Their language is dominated by the jargon of modern managerialism:

The central doctrine of managerialism is that the differences between such organisations as, for example, a university and a motor-vehicle company, are less important than the similarities, and that the performance of all organisations can be optimised by the application of generic management skills and theory. It follows that the crucial element of institutional reform is the removal of obstacles to ‘the right to manage’.

The rise of managerialism has gone hand in hand with that of the radical program of market-oriented reforms variously referred to as Thatcherism, economic rationalism and neoliberalism. (Despite very different histories, all these terms are now generally used in a pejorative sense). Managerialism may appear inconsistent with traditional free-market thinking in which the ideal form of organisation is that of competitive markets supplied by small firms, in which the manager is also the owner. However, managerialism is entirely consistent with the dominant strand in the neoliberal approach to public policy, which takes the corporation, rather than the small owner-managed firm, as the model for all forms of economic and social organisation.

So here is Robyn Williams attempting to ask this woman about what is currently happening within the CSIRO where the language, behaviour and effects of managerialism is now having its destructive effect.
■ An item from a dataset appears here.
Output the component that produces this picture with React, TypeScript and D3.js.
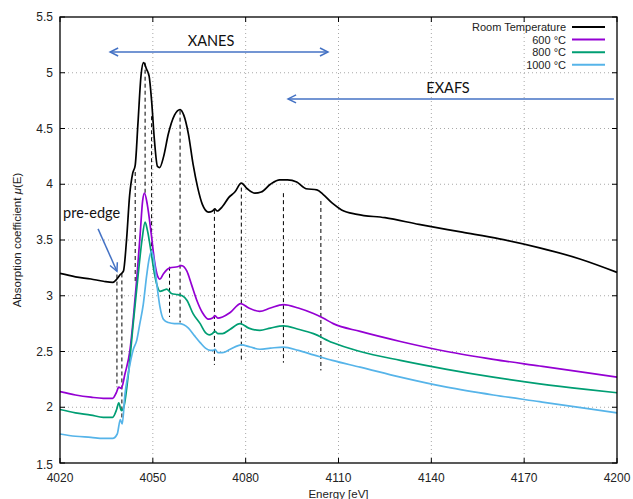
import React from 'react'
import * as d3 from 'd3'

// axis ticks
const xTicks = [4020, 4050, 4080, 4110, 4140, 4170, 4200]
const yTicks = [1.5, 2, 2.5, 3, 3.5, 4, 4.5, 5, 5.5]

// [energy eV, mu(E)]
const roomTemp: [number, number][] = [
  [4020, 3.2], [4025, 3.17], [4030, 3.15], [4034, 3.13], [4037, 3.12], [4038.4, 3.15],
  [4039.5, 3.19], [4040.5, 3.22], [4041.5, 3.5], [4042.5, 3.9], [4043.5, 4.1], [4044.3, 4.17],
  [4045.2, 4.55], [4046.2, 4.98], [4047.0, 5.09], [4048.0, 5.03], [4048.8, 4.97], [4049.6, 4.75],
  [4050.5, 4.4], [4051.5, 4.16], [4052.2, 4.15], [4053.5, 4.25], [4055, 4.45], [4057, 4.62],
  [4058.8, 4.67], [4060, 4.62], [4061.5, 4.45], [4063, 4.18], [4064.5, 3.97], [4066, 3.82],
  [4068, 3.75], [4069.3, 3.76], [4070, 3.78], [4070.8, 3.76], [4072.5, 3.8], [4074.5, 3.88],
  [4076.5, 3.93], [4078.6, 4.01], [4080.5, 3.96], [4083, 3.92], [4085, 3.93], [4088, 4.0],
  [4091, 4.04], [4093.5, 4.04], [4096.5, 4.02], [4099.5, 3.96], [4103, 3.95], [4105, 3.91],
  [4108, 3.83], [4111, 3.77], [4116, 3.73], [4125, 3.7], [4136, 3.64], [4150, 3.57],
  [4162, 3.51], [4175, 3.43], [4188, 3.33], [4200, 3.21],
]

const t600: [number, number][] = [
  [4020, 2.14], [4025, 2.11], [4030, 2.09], [4034, 2.08], [4037, 2.08], [4038.2, 2.13],
  [4039, 2.18], [4039.8, 2.17], [4041, 2.3], [4042.6, 2.51], [4043.7, 2.8], [4044.8, 3.15],
  [4045.9, 3.55], [4046.7, 3.85], [4047.3, 3.92], [4048.2, 3.82], [4049.5, 3.55], [4050.5, 3.32],
  [4051.5, 3.18], [4052.3, 3.15], [4053.5, 3.2], [4055.5, 3.25], [4058, 3.26], [4059.3, 3.27],
  [4061, 3.22], [4062.5, 3.1], [4064.2, 2.96], [4066, 2.85], [4068, 2.79], [4069.3, 2.8],
  [4070.1, 2.82], [4071, 2.8], [4072.5, 2.81], [4075, 2.85], [4078.4, 2.93], [4081, 2.89],
  [4084.5, 2.86], [4088, 2.89], [4092.2, 2.92], [4097, 2.89], [4101.9, 2.84], [4105, 2.8],
  [4108.3, 2.75], [4117, 2.68], [4130, 2.59], [4145, 2.5], [4160, 2.43], [4175, 2.37],
  [4190, 2.31], [4200, 2.27],
]

const t800: [number, number][] = [
  [4020, 1.98], [4025, 1.95], [4030, 1.93], [4034, 1.91], [4037, 1.91], [4038.3, 1.98],
  [4039, 2.04], [4039.8, 1.97], [4040.5, 1.99], [4042.1, 2.3], [4043.7, 2.76], [4045.3, 3.2],
  [4046.5, 3.5], [4047.5, 3.66], [4048.3, 3.58], [4049.5, 3.38], [4050.5, 3.2], [4051.5, 3.08],
  [4052.3, 3.04], [4053.5, 3.05], [4054.5, 3.06], [4056, 3.02], [4058, 3.01], [4059.5, 3.0],
  [4061, 2.96], [4063, 2.84], [4065.3, 2.75], [4067, 2.67], [4068.2, 2.65], [4069.2, 2.66],
  [4070.1, 2.68], [4071, 2.66], [4072.5, 2.66], [4075, 2.7], [4078.2, 2.75], [4081, 2.71],
  [4084.6, 2.69], [4088, 2.71], [4092.2, 2.73], [4097, 2.7], [4101.9, 2.66], [4108, 2.58],
  [4117, 2.5], [4130, 2.42], [4145, 2.34], [4160, 2.27], [4175, 2.21], [4190, 2.16],
  [4200, 2.13],
]

const t1000: [number, number][] = [
  [4020, 1.76], [4025, 1.74], [4030, 1.73], [4034, 1.72], [4037, 1.72], [4038.5, 1.76],
  [4039.5, 1.89], [4040.1, 1.85], [4041, 2.12], [4042.1, 2.31], [4043.7, 2.52], [4044.8, 2.6],
  [4045.8, 2.75], [4046.9, 2.92], [4048, 3.18], [4048.8, 3.33], [4049.6, 3.4], [4050.3, 3.33],
  [4051.3, 3.1], [4052.3, 2.9], [4053.4, 2.79], [4055, 2.76], [4057, 2.75], [4058.5, 2.75],
  [4060, 2.74], [4061.5, 2.71], [4063.5, 2.64], [4065.3, 2.58], [4067, 2.53], [4068.5, 2.51],
  [4069.5, 2.51], [4070.1, 2.52], [4071, 2.49], [4072.5, 2.49], [4075, 2.52], [4078.6, 2.56],
  [4081.5, 2.54], [4084.6, 2.52], [4088, 2.53], [4092.2, 2.54], [4097, 2.51], [4101.9, 2.47],
  [4108, 2.42], [4117, 2.36], [4130, 2.27], [4145, 2.18], [4160, 2.11], [4175, 2.05],
  [4190, 1.99], [4200, 1.95],
]

const seriesNames = ['Room Temperature', '600 °C', '800 °C', '1000 °C']
const seriesData = [roomTemp, t600, t800, t1000]
const seriesColors = ['#000000', '#9400d3', '#009e73', '#56b4e9']

// dashed feature markers: [energy, mu top, mu bottom]
const featureLines: [number, number, number][] = [
  [4038.4, 3.19, 2.18], [4040.0, 3.2, 1.89], [4044.3, 4.11, 3.11], [4047.5, 5.09, 3.9],
  [4049.6, 4.61, 3.39], [4055.4, 3.26, 2.81], [4058.8, 4.66, 2.76], [4069.9, 3.77, 2.38],
  [4078.6, 3.97, 2.42], [4092.2, 3.92, 2.4], [4104.3, 3.85, 2.33],
]

// annotations, in data coordinates
const xanesRange = [4036.2, 4106.6, 5.186]
const exafsRange = [4093.7, 4199.0, 4.765]
const preEdgeArrow = [4032.3, 3.6, 4038.4, 3.22]

const W = 633, H = 499
const margin = { top: 17, right: 16, bottom: 36, left: 60 }

function chevron(tx: number, ty: number, fx: number, fy: number, len = 8, half = 4) {
  // open arrowhead at (tx,ty) pointing away from (fx,fy)
  const dx = tx - fx, dy = ty - fy
  const d = Math.hypot(dx, dy)
  const ux = dx / d, uy = dy / d
  const bx = tx - ux * len, by = ty - uy * len
  return `M${bx - uy * half},${by + ux * half}L${tx},${ty}L${bx + uy * half},${by - ux * half}`
}

export default function App() {
  const x = d3.scaleLinear().domain([4020, 4200]).range([margin.left, W - margin.right])
  const y = d3.scaleLinear().domain([1.5, 5.5]).range([H - margin.bottom, margin.top])
  const line = d3.line<[number, number]>()
    .x(d => x(d[0]))
    .y(d => y(d[1]))
    .curve(d3.curveMonotoneX)

  const x0 = x(4020), x1 = x(4200), y0 = y(1.5), y1 = y(5.5)
  const tickFont = '"Liberation Sans", Arial, sans-serif'
  const noteFont = 'Lato, "Open Sans", sans-serif'
  const blue = '#4472c4'

  const [xa, xb, xm] = xanesRange
  const [ea, eb, em] = exafsRange
  const [pa, pam, pb, pbm] = preEdgeArrow

  const legendTop = 27, legendStep = 12.6

  return (
    <svg width={W} height={H} style={{ position: 'absolute', left: 0, top: 0, background: '#fff' }}>
      {/* grid */}
      <g stroke="#a8a8a8" strokeWidth={1} strokeDasharray="1,3">
        {xTicks.slice(1, -1).map(t => (
          <line key={'gx' + t} x1={x(t)} x2={x(t)} y1={y1} y2={y0} />
        ))}
        {yTicks.slice(1, -1).map(t => (
          <line key={'gy' + t} x1={x0} x2={x1} y1={y(t)} y2={y(t)} />
        ))}
      </g>

      {/* ticks, mirrored */}
      <g stroke="#000" strokeWidth={1}>
        {xTicks.map(t => (
          <g key={'tx' + t}>
            <line x1={x(t)} x2={x(t)} y1={y0} y2={y0 - 5} />
            <line x1={x(t)} x2={x(t)} y1={y1} y2={y1 + 5} />
          </g>
        ))}
        {yTicks.map(t => (
          <g key={'ty' + t}>
            <line x1={x0} x2={x0 + 5} y1={y(t)} y2={y(t)} />
            <line x1={x1} x2={x1 - 5} y1={y(t)} y2={y(t)} />
          </g>
        ))}
      </g>

      {/* feature markers */}
      <g stroke="#000" strokeWidth={1} strokeDasharray="4,3">
        {featureLines.map((f, i) => (
          <line key={'f' + i} x1={x(f[0])} x2={x(f[0])} y1={y(f[1])} y2={y(f[2])} />
        ))}
      </g>

      {/* spectra */}
      {seriesData.map((s, i) => (
        <path key={seriesNames[i]} d={line(s) || ''} fill="none" stroke={seriesColors[i]} strokeWidth={1.7} strokeLinejoin="round" />
      ))}

      {/* border */}
      <rect x={x0} y={y1} width={x1 - x0} height={y0 - y1} fill="none" stroke="#000" strokeWidth={1.3} />

      {/* tick labels */}
      <g fontFamily={tickFont} fontSize={12} fill="#222">
        {xTicks.map(t => (
          <text key={'lx' + t} x={x(t)} y={y0 + 19} textAnchor="middle">{t}</text>
        ))}
        {yTicks.map(t => (
          <text key={'ly' + t} x={x0 - 7} y={y(t) + 4 + (t === 1.5 ? 2 : 0)} textAnchor="end">{t}</text>
        ))}
      </g>

      {/* axis titles */}
      <text x={(x0 + x1) / 2} y={H - 1} textAnchor="middle" fontFamily={tickFont} fontSize={11.5} fill="#222">Energy [eV]</text>
      <text transform={`translate(21,${(y0 + y1) / 2}) rotate(-90)`} textAnchor="middle" fontFamily={tickFont} fontSize={11.5} fill="#222">
        Absorption coefficient <tspan fontStyle="italic">μ</tspan>(E)
      </text>

      {/* legend */}
      <g fontFamily={tickFont} fontSize={11} fill="#222">
        {seriesNames.map((n, i) => (
          <g key={'lg' + n}>
            <text x={566} y={legendTop + i * legendStep + 4} textAnchor="end">{n}</text>
            <line x1={572} x2={605} y1={legendTop + i * legendStep} y2={legendTop + i * legendStep} stroke={seriesColors[i]} strokeWidth={2} />
          </g>
        ))}
      </g>

      {/* XANES / EXAFS / pre-edge annotations */}
      <g stroke={blue} strokeWidth={1.5} fill="none">
        <line x1={x(xa)} x2={x(xb)} y1={y(xm)} y2={y(xm)} />
        <path d={chevron(x(xa), y(xm), x(xb), y(xm))} />
        <path d={chevron(x(xb), y(xm), x(xa), y(xm))} />
        <line x1={x(ea)} x2={x(eb)} y1={y(em)} y2={y(em)} />
        <path d={chevron(x(ea), y(em), x(eb), y(em))} />
        <line x1={x(pa)} x2={x(pb)} y1={y(pam)} y2={y(pbm)} />
        <path d={chevron(x(pb), y(pbm), x(pa), y(pam))} />
      </g>
      <g fontFamily={noteFont} fontSize={14.5} fill="#111">
        <text x={x((xa + xb) / 2) - 8} y={y(xm) - 6} textAnchor="middle">XANES</text>
        <text x={x(4145.4)} y={y(em) - 6} textAnchor="middle">EXAFS</text>
        <text x={x(4021)} y={y(3.7)}>pre-edge</text>
      </g>
    </svg>
  )
}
But Robyn's frustration about the application of this psuedo-science of managerialism to the CSIRO and its proud history of the achievements and application of Australian science was all too obvious. This was not one of his better performances.

People like Livingstone answer questions about managerialism by referring to its necessity. Her responses, like so many of her contemporaries, suggest that there can only be one way foward - and guess what that is.

We need effective leadership in all Australian organisations. The mistake being made is that leadership can only come through the mantra of the market. We need leaders to emerge from somewhere else other than the Macquarie Bank.





Thursday, July 07, 2005

ABC Podcasts to expand - Fantastic!

This extension by the ABC is just a terrific idea

Saturday, July 02, 2005

Departing Friends

Today some friends of our family left Australia to spend two years working and living in New Delhi, India. We hope to visit them in January 2007.

Safe journey to Amanda, Graham, Caitlin and Grace.